───── Supplied material ─────

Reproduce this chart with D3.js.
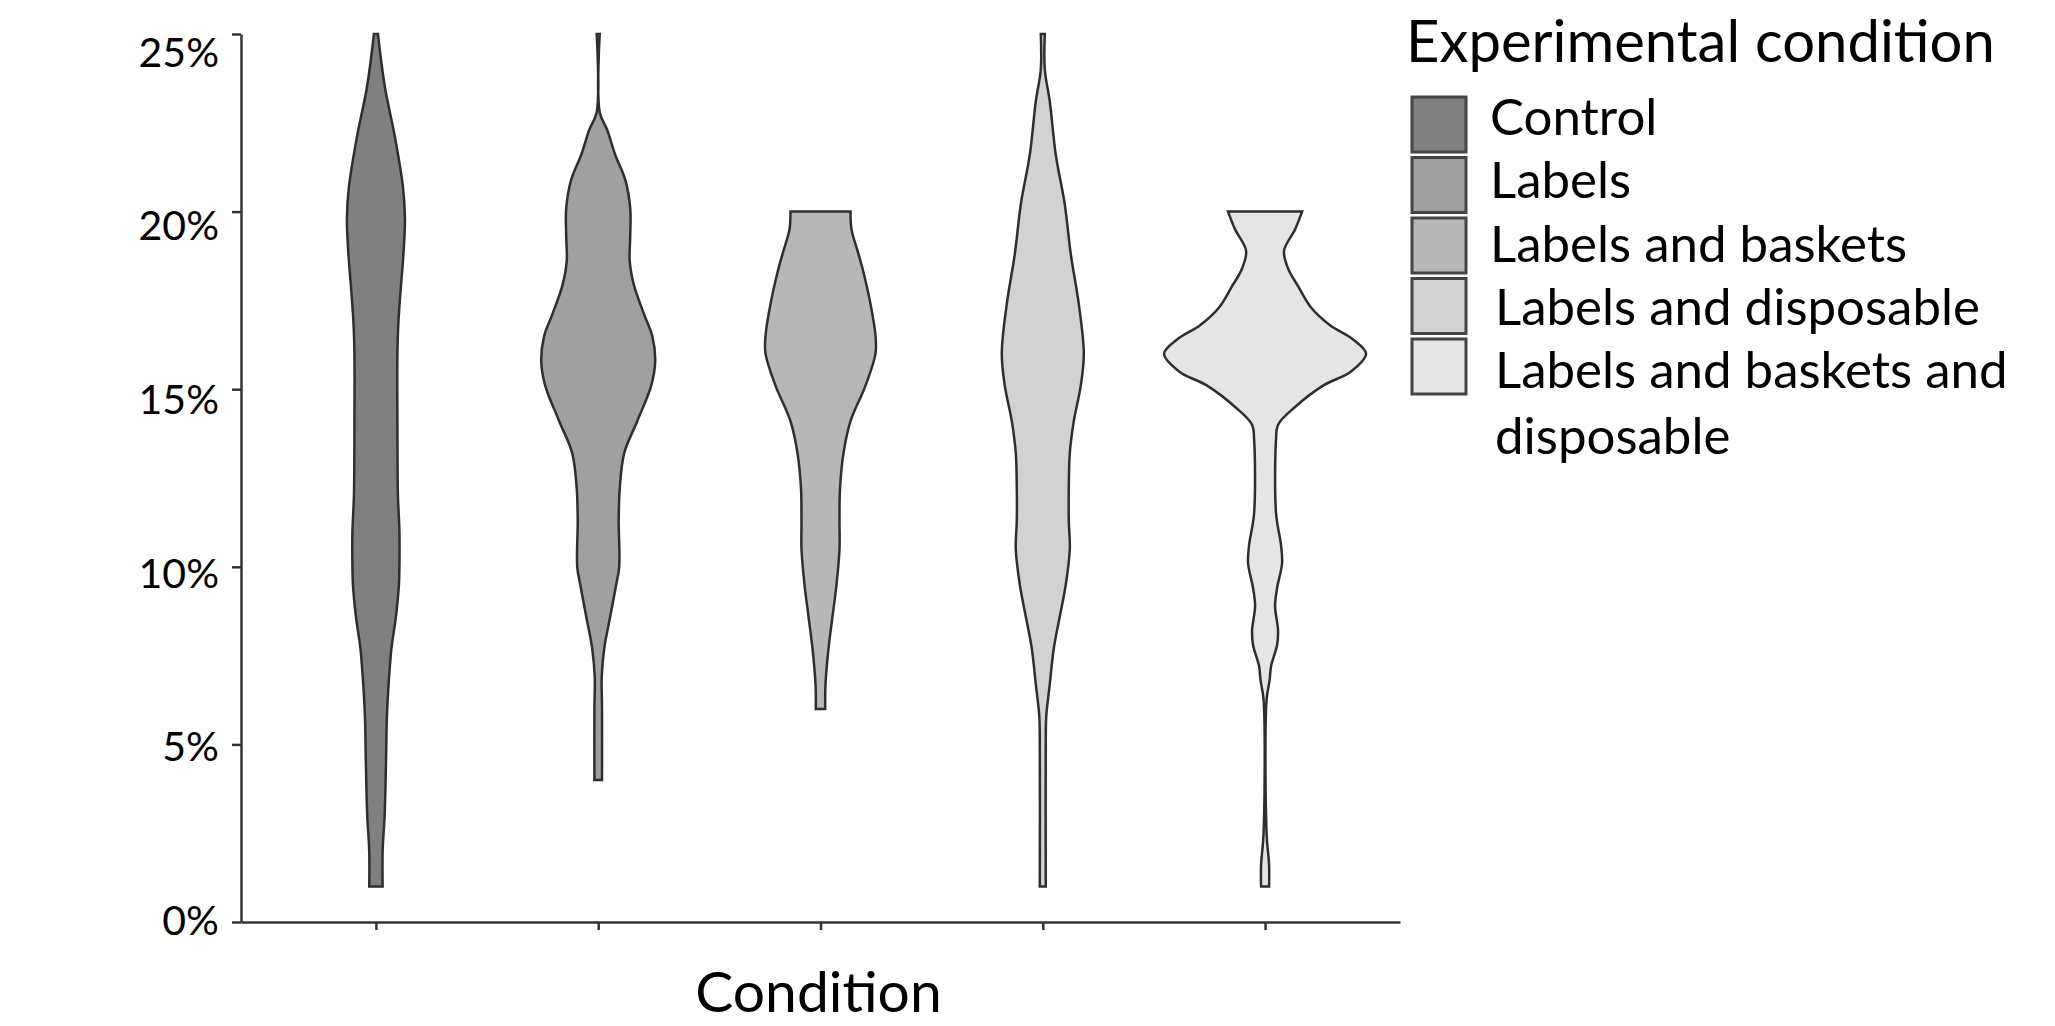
<!DOCTYPE html>
<html>
<head>
<meta charset="utf-8">
<script src="https://cdn.jsdelivr.net/npm/d3@7"></script>
<style>
  body { margin: 0; background: #fff; }
  text { font-family: Lato, "Open Sans", sans-serif; fill: #000; }
</style>
</head>
<body>
<script>
var categories = ["Control", "Labels", "Labels and baskets", "Labels and disposable", "Labels and baskets and disposable"];
var fills = ["#808080", "#a0a0a0", "#b7b7b7", "#d2d2d2", "#e5e5e5"];
var yTicks = [0, 5, 10, 15, 20, 25];
var yTickLabels = ["0%", "5%", "10%", "15%", "20%", "25%"];

// violin outlines: percentage value and relative density (half width) at that value
var controlPct = [25, 23.5, 22.1, 20.7, 19.8, 18.8, 17.9, 16.9, 16, 14, 12, 11, 10, 9.5, 8.6, 7.7, 6.7, 5.8, 4.4, 3.0, 2.0, 1];
var controlDen = [0.02, 0.09, 0.19, 0.27, 0.29, 0.275, 0.25, 0.225, 0.215, 0.215, 0.22, 0.235, 0.235, 0.23, 0.20, 0.155, 0.127, 0.11, 0.10, 0.087, 0.067, 0.067];

var labelsPct = [25, 22.8, 22.3, 21.6, 20.9, 20.1, 19.3, 18.6, 17.9, 17.1, 16.5, 15.8, 15.1, 14.1, 13.2, 12.2, 11.3, 10.0, 9.5, 8.6, 7.7, 6.9, 6.0, 4];
var labelsDen = [0.015, 0.015, 0.09, 0.17, 0.27, 0.32, 0.32, 0.315, 0.36, 0.46, 0.54, 0.57, 0.53, 0.39, 0.26, 0.215, 0.205, 0.21, 0.18, 0.12, 0.06, 0.035, 0.038, 0.038];

var basketsPct = [20, 19.5, 18.9, 18.4, 17.4, 16.5, 16.0, 15.1, 14.1, 13.2, 12.2, 11.3, 10.5, 9.5, 8.6, 7.7, 6.7, 6];
var basketsDen = [0.30, 0.31, 0.37, 0.42, 0.50, 0.55, 0.55, 0.45, 0.30, 0.23, 0.195, 0.19, 0.19, 0.16, 0.12, 0.08, 0.05, 0.047];

var disposablePct = [25, 24.0, 23.1, 21.6, 20.2, 18.8, 17.4, 16.0, 15.1, 14.1, 13.2, 12.2, 11.3, 10.5, 9.5, 8.6, 7.7, 6.7, 5.8, 5.1, 1];
var disposableDen = [0.02, 0.02, 0.07, 0.13, 0.22, 0.28, 0.36, 0.41, 0.38, 0.31, 0.27, 0.26, 0.26, 0.27, 0.23, 0.17, 0.11, 0.07, 0.035, 0.03, 0.03];

var allPct = [20, 19.5, 18.9, 18.4, 17.9, 17.3, 16.8, 16.4, 16.0, 15.5, 15.1, 14.5, 14.0, 13.6, 11.5, 10.6, 10.1, 9.4, 8.9, 8.2, 7.8, 7.2, 6.8, 6.25, 2.5, 1.6, 1.0];
var allDen = [0.37, 0.30, 0.19, 0.23, 0.33, 0.46, 0.65, 0.88, 1.01, 0.86, 0.58, 0.30, 0.13, 0.11, 0.11, 0.16, 0.17, 0.12, 0.10, 0.13, 0.12, 0.06, 0.045, 0.015, 0.015, 0.04, 0.04];

var violins = [
    { pct: controlPct, den: controlDen },
    { pct: labelsPct, den: labelsDen },
    { pct: basketsPct, den: basketsDen },
    { pct: disposablePct, den: disposableDen },
    { pct: allPct, den: allDen }
];

var width = 2055,
    height = 1026;

var svg = d3.select("body")
    .append("svg")
    .attr("width", width)
    .attr("height", height);

var y = d3.scaleLinear().domain([0, 25]).range([922, 34]);
// the printed labels sit on a slightly tighter spacing than the ticks
var yLab = d3.scaleLinear().domain([0, 25]).range([920, 52]);
var x = d3.scalePoint().domain(categories).range([241, 1400]).padding(0.607);
var w = d3.scaleLinear().domain([0, 1]).range([0, 100]);

// violins
violins.forEach(function (v, i) {
    var pts = v.pct.map(function (p, j) { return { p: p, d: v.den[j] }; });
    var cx = x(categories[i]);
    var area = d3.area()
        .y(function (d) { return y(d.p); })
        .x0(function (d) { return cx - w(d.d); })
        .x1(function (d) { return cx + w(d.d); })
        .curve(d3.curveCatmullRom.alpha(0.5));
    svg.append("path")
        .datum(pts)
        .attr("d", area)
        .style("fill", fills[i])
        .style("stroke", "#2e2e2e")
        .style("stroke-width", 2.5);
});

// axes
var yAxis = svg.append("g")
    .attr("transform", "translate(241,0)")
    .call(d3.axisLeft(y).tickValues(yTicks).tickSize(9).tickSizeOuter(0).tickFormat(""));
var xAxis = svg.append("g")
    .attr("transform", "translate(0,922)")
    .call(d3.axisBottom(x).tickSize(8).tickSizeOuter(0).tickFormat(""));
svg.selectAll(".domain, .tick line")
    .style("stroke", "#333")
    .style("stroke-width", 2.5);

svg.append("g").selectAll("text")
    .data(yTicks)
    .enter()
    .append("text")
    .attr("x", 219)
    .attr("y", function (d) { return yLab(d); })
    .attr("dy", "0.36em")
    .attr("text-anchor", "end")
    .style("font-size", "41px")
    .text(function (d, i) { return yTickLabels[i]; });

svg.append("text")
    .attr("x", x(categories[2]) - 2)
    .attr("y", 1012)
    .attr("text-anchor", "middle")
    .style("font-size", "57px")
    .text("Condition");

// legend
var legend = svg.append("g");
legend.append("text")
    .attr("x", 1406)
    .attr("y", 62)
    .style("font-size", "58px")
    .text("Experimental condition");

legend.selectAll("rect")
    .data(categories)
    .enter()
    .append("rect")
    .attr("x", 1412)
    .attr("y", function (d, i) { return 97 + i * 60.5; })
    .attr("width", 54)
    .attr("height", 55)
    .style("fill", function (d, i) { return fills[i]; })
    .style("stroke", "#444")
    .style("stroke-width", 3);

var legendLines = [["Control"], ["Labels"], ["Labels and baskets"], ["Labels and disposable"], ["Labels and baskets and", "disposable"]];
legendLines.forEach(function (lines, i) {
    var lx = i < 3 ? 1490 : 1495;
    var t = legend.append("text")
        .attr("x", lx)
        .attr("y", 135 + i * 63.3)
        .style("font-size", "51px");
    lines.forEach(function (line, k) {
        t.append("tspan")
            .attr("x", lx)
            .attr("dy", k === 0 ? 0 : 66)
            .text(line);
    });
});
</script>
</body>
</html>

─────

**Task instructions:**
Give back exactly the lines from the first line of the data through the line with "0.08, 0.05, 0.047];", pictures excluded.

**The response:**
Reproduce this chart with D3.js.
<!DOCTYPE html>
<html>
<head>
<meta charset="utf-8">
<script src="https://cdn.jsdelivr.net/npm/d3@7"></script>
<style>
  body { margin: 0; background: #fff; }
  text { font-family: Lato, "Open Sans", sans-serif; fill: #000; }
</style>
</head>
<body>
<script>
var categories = ["Control", "Labels", "Labels and baskets", "Labels and disposable", "Labels and baskets and disposable"];
var fills = ["#808080", "#a0a0a0", "#b7b7b7", "#d2d2d2", "#e5e5e5"];
var yTicks = [0, 5, 10, 15, 20, 25];
var yTickLabels = ["0%", "5%", "10%", "15%", "20%", "25%"];

// violin outlines: percentage value and relative density (half width) at that value
var controlPct = [25, 23.5, 22.1, 20.7, 19.8, 18.8, 17.9, 16.9, 16, 14, 12, 11, 10, 9.5, 8.6, 7.7, 6.7, 5.8, 4.4, 3.0, 2.0, 1];
var controlDen = [0.02, 0.09, 0.19, 0.27, 0.29, 0.275, 0.25, 0.225, 0.215, 0.215, 0.22, 0.235, 0.235, 0.23, 0.20, 0.155, 0.127, 0.11, 0.10, 0.087, 0.067, 0.067];

var labelsPct = [25, 22.8, 22.3, 21.6, 20.9, 20.1, 19.3, 18.6, 17.9, 17.1, 16.5, 15.8, 15.1, 14.1, 13.2, 12.2, 11.3, 10.0, 9.5, 8.6, 7.7, 6.9, 6.0, 4];
var labelsDen = [0.015, 0.015, 0.09, 0.17, 0.27, 0.32, 0.32, 0.315, 0.36, 0.46, 0.54, 0.57, 0.53, 0.39, 0.26, 0.215, 0.205, 0.21, 0.18, 0.12, 0.06, 0.035, 0.038, 0.038];

var basketsPct = [20, 19.5, 18.9, 18.4, 17.4, 16.5, 16.0, 15.1, 14.1, 13.2, 12.2, 11.3, 10.5, 9.5, 8.6, 7.7, 6.7, 6];
var basketsDen = [0.30, 0.31, 0.37, 0.42, 0.50, 0.55, 0.55, 0.45, 0.30, 0.23, 0.195, 0.19, 0.19, 0.16, 0.12, 0.08, 0.05, 0.047];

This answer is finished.